I have not been in the village since 2007, and on that visit I was just able to recognise it, but there have been some truly radical changes since I left in 19960. Unfortunately there will not be any further visits, due to a combination of age and illness of the incurable kind. But I am actively engaged in producing as good a history of my years there as possible to pass on to my daughter, who spent time with her 'Farmor' (father's mother in Swedish) initially in Bell Lane, and later on Field Close where my mother had flat for her latter years.
I must say that, with regard to views of the village, the wooden footbridge built on the downstream side of the old stone bridge may be a convenience, but in my humble opinion it detracts from the aesthetic view of the bridge as seen from the green.

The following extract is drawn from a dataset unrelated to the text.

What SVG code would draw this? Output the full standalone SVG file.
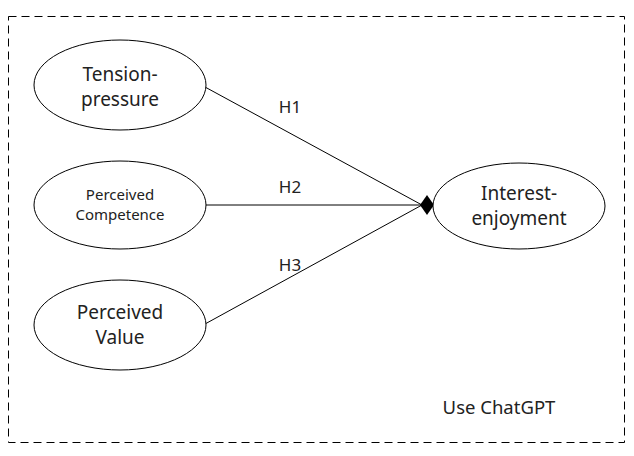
<svg xmlns="http://www.w3.org/2000/svg" width="634" height="456" viewBox="0 0 634 456">
<style>
text{font-family:"Noto Sans","Open Sans",sans-serif;fill:#222;text-anchor:middle}
.n ellipse{fill:#fff;stroke:#000;stroke-width:1}
.big{font-size:19px}
.small{font-size:15px}
.lbl{font-size:17px}
.conn line{stroke:#000;stroke-width:1}
</style>
<rect x="8.5" y="16.5" width="616" height="426" fill="none" stroke="#000" stroke-width="1" stroke-dasharray="8,5"/>
<g class="conn">
<line x1="205" y1="87" x2="422" y2="205"/>
<line x1="205" y1="205" x2="422" y2="205"/>
<line x1="205" y1="324" x2="422" y2="205"/>
<path d="M420,205 L427,195 L434,205 L427,215 Z" fill="#000"/>
</g>
<g class="n" id="tension"><ellipse cx="120" cy="85" rx="86" ry="45"/><text class="big" x="120" y="81">Tension-</text><text class="big" x="120" y="106">pressure</text></g>
<g class="n" id="competence"><ellipse cx="120" cy="205" rx="86" ry="44"/><text class="small" x="120" y="200">Perceived</text><text class="small" x="120" y="220">Competence</text></g>
<g class="n" id="value"><ellipse cx="120" cy="325" rx="86" ry="45"/><text class="big" x="120" y="319">Perceived</text><text class="big" x="120" y="344">Value</text></g>
<g class="n" id="interest"><ellipse cx="519" cy="206" rx="86" ry="43"/><text class="big" x="519" y="200">Interest-</text><text class="big" x="519" y="225">enjoyment</text></g>
<text class="lbl" x="290" y="113">H1</text>
<text class="lbl" x="290" y="193">H2</text>
<text class="lbl" x="290" y="271">H3</text>
<text class="lbl" x="499" y="414" style="font-size:18.5px">Use ChatGPT</text>
</svg>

The RAF and the USAAF did their best to knock the bridge down with their aircraft recovery vehicles, but it withstood all of their efforts - until a wooden footbridge completely spoilt its appearance.
I can still remember many of the names of villagers past from my days as Ganderton's butcher's boy, delivering the meat ration on Saturday mornings, and of leaving Mrs. Hubbard at the bottom of the village until last - for a reason. That reason being the small glass of wine put out for me as a reward every Saturday, with a paper label telling me what wine it was. (Home-made and strong - especially for a 12-13 year-old). Barber, Foster, Horner, Bream and many more.
But the 'Crown' is no longer, nor the one-time Post Office. The latter has returned to whence it came - well almost, at the foot of Bell lane where I remember it being run by Philip Birch and his wife. And of course, down at the bottom of the village was Bert Thompson's Bakery, and the shop run by his sister Lil. If you were lucky you could get a 'twist' baked from the left-over dough. Bert used to plait three strands of the dough to form a delicious small twist of bread - given to a favoured one who happened to be in the bakehouse whilst the loaves were being taken out of the oven, and if you happened to be the one 'helping remove the bread from the tins. Ah - the smell of that new bread! I guess Bert is baking for those on high today, may they enjoy his bread - and perhaps also his twists.